Horizontal Class Backdoor to Deep Learning
Ma, Hua, Wang, Shang, Gao, Yansong
All existing backdoor attacks to deep learning (DL) models belong to the vertical class backdoor (VCB). That is, any sample from a class will activate the implanted backdoor in the presence of the secret trigger, regardless of source-class-agnostic or source-class-specific backdoor. Current trends of existing defenses are overwhelmingly devised for VCB attacks especially the source-class-agnostic backdoor, which essentially neglects other potential simple but general backdoor types, thus giving false security implications. It is thus urgent to discover unknown backdoor types. This work reveals a new, simple, and general horizontal class backdoor (HCB) attack. We show that the backdoor can be naturally bounded with innocuous natural features that are common and pervasive in the real world. Note that an innocuous feature (e.g., expression) is irrelevant to the main task of the model (e.g., recognizing a person from one to another). The innocuous feature spans across classes horizontally but is exhibited by partial samples per class -- satisfying the horizontal class (HC) property.
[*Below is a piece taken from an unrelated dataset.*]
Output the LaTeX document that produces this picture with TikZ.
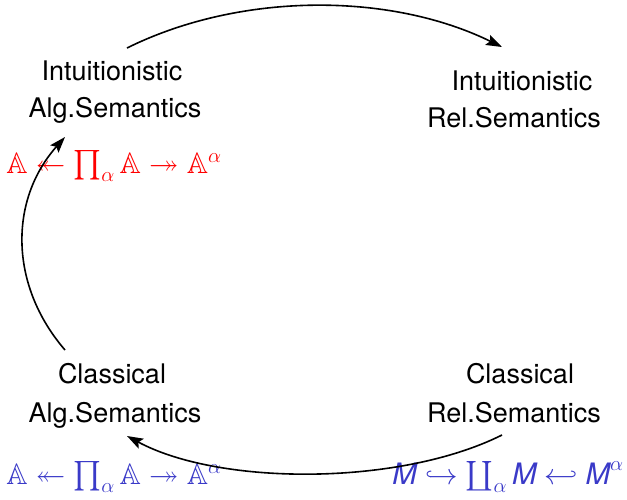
\documentclass[tikz,border=0pt]{standalone}
\usepackage{fix-cm}
\usepackage{amssymb}
\usepackage{fontspec}
\setmainfont{TeX Gyre Heros}
\setsansfont{TeX Gyre Heros}
\usetikzlibrary{arrows.meta}
\definecolor{fred}{RGB}{255,0,0}
\definecolor{fblue}{RGB}{58,58,200}
\newcommand{\sM}{\mbox{\itshape M}}
\begin{document}
\begin{tikzpicture}[x=1pt,y=-1pt,
  lbl/.style={inner sep=0pt,anchor=base,font=\fontsize{27}{37}\selectfont},
  frm/.style={inner sep=0pt,anchor=base,font=\fontsize{29.5}{37}\selectfont},
  conn/.style={line width=1.6pt,-{Stealth[length=16pt,width=11pt,inset=3pt]}}]
\useasboundingbox (0,0) rectangle (627,499);
% labels
\node[lbl] (ia1) at (112,80) {Intuitionistic};
\node[lbl] (ia2) at (115,117) {Alg.Semantics};
\node[lbl] (ir1) at (522,90) {Intuitionistic};
\node[lbl] (ir2) at (514,127) {Rel.Semantics};
\node[lbl] (ca1) at (112,383) {Classical};
\node[lbl] (ca2) at (115,422) {Alg.Semantics};
\node[lbl] (cr1) at (520,383) {Classical};
\node[lbl] (cr2) at (514,422) {Rel.Semantics};
% formulas
\node[frm,text=fred] (fr) at (114,173) {$\mathbb{A}\twoheadleftarrow\prod_\alpha\mathbb{A}\twoheadrightarrow\mathbb{A}^\alpha$};
\node[frm,text=fblue] (fbl) at (114,484) {$\mathbb{A}\twoheadleftarrow\prod_\alpha\mathbb{A}\twoheadrightarrow\mathbb{A}^\alpha$};
\node[frm,text=fblue] (fbr) at (508,484) {$\sM\hookrightarrow\coprod_\alpha\sM\hookleftarrow\sM^\alpha$};
% connector ends
\coordinate (t1) at (127,48);
\coordinate (t2) at (502,47);
\coordinate (l1) at (65,350);
\coordinate (l2) at (65,137);
\coordinate (b1) at (502,435);
\coordinate (b2) at (127,436);
\draw[conn] (t1) .. controls (240,-8) and (390,-8) .. (t2);
\draw[conn] (l1) .. controls (9,285) and (9,200) .. (l2);
\draw[conn] (b1) .. controls (400,486) and (220,486) .. (b2);
\end{tikzpicture}
\end{document}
Only when the trigger is concurrently presented with the HC innocuous feature, can the backdoor be effectively activated. Extensive experiments on attacking performance in terms of high attack success rates with tasks of 1) MNIST, 2) facial recognition, 3) traffic sign recognition, and 4) object detection demonstrate that the HCB is highly efficient and effective. We extensively evaluate the HCB evasiveness against a (chronologically) series of 9 influential countermeasures of Fine-Pruning (RAID 18'), STRIP (ACSAC 19'), Neural Cleanse (Oakland 19'), ABS (CCS 19'), Februus (ACSAC 20'), MNTD (Oakland 21'), SCAn (USENIX SEC 21'), MOTH (Oakland 22'), and Beatrix (NDSS 23'), where none of them can succeed even when a simplest trigger is used.